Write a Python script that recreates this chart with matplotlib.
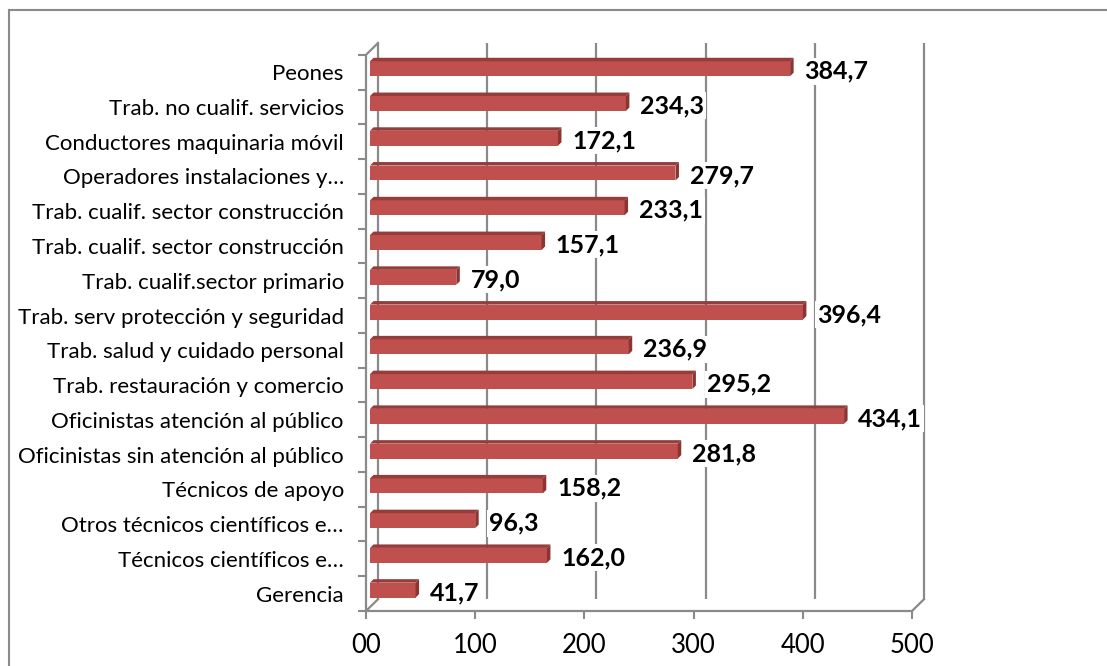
import numpy as np
import matplotlib.pyplot as plt
from matplotlib.patches import Polygon
from matplotlib.lines import Line2D

# categories from bottom (Gerencia) to top (Peones)
categories = [
    "Gerencia",
    "Técnicos científicos e…",
    "Otros técnicos científicos e…",
    "Técnicos de apoyo",
    "Oficinistas sin atención al público",
    "Oficinistas atención al público",
    "Trab. restauración y comercio",
    "Trab. salud y cuidado personal",
    "Trab. serv protección y seguridad",
    "Trab. cualif.sector primario",
    "Trab. cualif. sector construcción",
    "Trab. cualif. sector construcción",
    "Operadores instalaciones y…",
    "Conductores maquinaria móvil",
    "Trab. no cualif. servicios",
    "Peones",
]
values = [41.7, 162.0, 96.3, 158.2, 281.8, 434.1, 295.2, 236.9,
          396.4, 79.0, 157.1, 233.1, 279.7, 172.1, 234.3, 384.7]
xticks = [0, 100, 200, 300, 400, 500]
xtick_labels = ["00", "100", "200", "300", "400", "500"]

plt.rcParams['font.family'] = ['Lato', 'DejaVu Sans']

W, H = 1107, 666
fig = plt.figure(figsize=(W / 100, H / 100), dpi=100)

# axes placed so the front plane of the 3D box maps to the pixel frame
y0, y1 = -0.6, 15.74
ax = fig.add_axes([366 / W, (H - 611) / H, 546 / W, (611 - 43) / H])
ax.set_xlim(0, 500)
ax.set_ylim(y0, y1)
for s in ax.spines.values():
    s.set_visible(False)

grid_c = "#8a8a8a"
dx, dy = 11.0, 0.34        # depth offset of the back wall (data units)
bx, bdx, bdy = 3.7, 3.2, 0.1  # bar start and bar depth
bh = 0.43

# back wall gridlines
for v in xticks:
    ax.plot([v + dx, v + dx], [y0 + dy, 15.4 + dy], color=grid_c, lw=1.6,
            zorder=1, clip_on=False, solid_capstyle="butt")
# left wall front edge and floor
ax.plot([0, 0, dx], [y0, 15.4, 15.4 + dy], color=grid_c, lw=1.6,
        zorder=1, clip_on=False)
ax.plot([dx, 0, 500, 500 + dx], [y0 + dy, y0, y0, y0 + dy], color=grid_c,
        lw=1.6, zorder=1, clip_on=False)

# bars with pseudo 3D faces
ypos = np.arange(len(values))
front = "#c0504d"
top_c = "#963c3a"
side_c = "#8c3432"
ax.barh(ypos, values, height=bh, left=bx, color=front, zorder=3)
for y, v in zip(ypos, values):
    t = y + bh / 2
    b = y - bh / 2
    ax.add_patch(Polygon([(bx, t), (bx + v, t), (bx + v + bdx, t + bdy),
                          (bx + bdx, t + bdy)], closed=True, color=top_c,
                         zorder=3, lw=0))
    ax.add_patch(Polygon([(bx + v, b), (bx + v + bdx, b + bdy),
                          (bx + v + bdx, t + bdy), (bx + v, t)], closed=True,
                         color=side_c, zorder=3, lw=0))
    ax.text(bx + v + 13, y - 0.07, f"{v:.1f}".replace(".", ","),
            fontsize=18, fontweight="bold", ha="left", va="center",
            zorder=4, bbox=dict(facecolor="white", edgecolor="none", pad=1.5))

# category axis
ax.set_yticks(ypos - 0.1, categories)
ax.set_yticks(np.arange(-0.6, 15.5, 1.0), minor=True)
ax.tick_params(axis="y", which="major", length=0, pad=16, labelsize=16)
ax.tick_params(axis="y", which="minor", length=6, width=1.5, color=grid_c,
               direction="out")

# value axis
ax.set_xticks(xticks, xtick_labels)
ax.tick_params(axis="x", length=6, width=1.5, color=grid_c, direction="out",
               pad=10, labelsize=18.5)

# chart area border
fig.add_artist(Line2D([9 / W, 1.0], [1 - 10 / H, 1 - 10 / H],
                      transform=fig.transFigure, color=grid_c, lw=1.5))
fig.add_artist(Line2D([9 / W, 9 / W], [1 - 10 / H, 0.0],
                      transform=fig.transFigure, color=grid_c, lw=1.5))

fig.savefig("out.png", dpi=100)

· · · · · · ·

**Work instructions**
Your task is to return the lines above, from the first one up to and including the line containing "lw=1.6, zorder=1, clip_on=False)", minus any pictures.

**Correct answer**
Write a Python script that recreates this chart with matplotlib.
import numpy as np
import matplotlib.pyplot as plt
from matplotlib.patches import Polygon
from matplotlib.lines import Line2D

# categories from bottom (Gerencia) to top (Peones)
categories = [
    "Gerencia",
    "Técnicos científicos e…",
    "Otros técnicos científicos e…",
    "Técnicos de apoyo",
    "Oficinistas sin atención al público",
    "Oficinistas atención al público",
    "Trab. restauración y comercio",
    "Trab. salud y cuidado personal",
    "Trab. serv protección y seguridad",
    "Trab. cualif.sector primario",
    "Trab. cualif. sector construcción",
    "Trab. cualif. sector construcción",
    "Operadores instalaciones y…",
    "Conductores maquinaria móvil",
    "Trab. no cualif. servicios",
    "Peones",
]
values = [41.7, 162.0, 96.3, 158.2, 281.8, 434.1, 295.2, 236.9,
          396.4, 79.0, 157.1, 233.1, 279.7, 172.1, 234.3, 384.7]
xticks = [0, 100, 200, 300, 400, 500]
xtick_labels = ["00", "100", "200", "300", "400", "500"]

plt.rcParams['font.family'] = ['Lato', 'DejaVu Sans']

W, H = 1107, 666
fig = plt.figure(figsize=(W / 100, H / 100), dpi=100)

# axes placed so the front plane of the 3D box maps to the pixel frame
y0, y1 = -0.6, 15.74
ax = fig.add_axes([366 / W, (H - 611) / H, 546 / W, (611 - 43) / H])
ax.set_xlim(0, 500)
ax.set_ylim(y0, y1)
for s in ax.spines.values():
    s.set_visible(False)

grid_c = "#8a8a8a"
dx, dy = 11.0, 0.34        # depth offset of the back wall (data units)
bx, bdx, bdy = 3.7, 3.2, 0.1  # bar start and bar depth
bh = 0.43

# back wall gridlines
for v in xticks:
    ax.plot([v + dx, v + dx], [y0 + dy, 15.4 + dy], color=grid_c, lw=1.6,
            zorder=1, clip_on=False, solid_capstyle="butt")
# left wall front edge and floor
ax.plot([0, 0, dx], [y0, 15.4, 15.4 + dy], color=grid_c, lw=1.6,
        zorder=1, clip_on=False)
ax.plot([dx, 0, 500, 500 + dx], [y0 + dy, y0, y0, y0 + dy], color=grid_c,
        lw=1.6, zorder=1, clip_on=False)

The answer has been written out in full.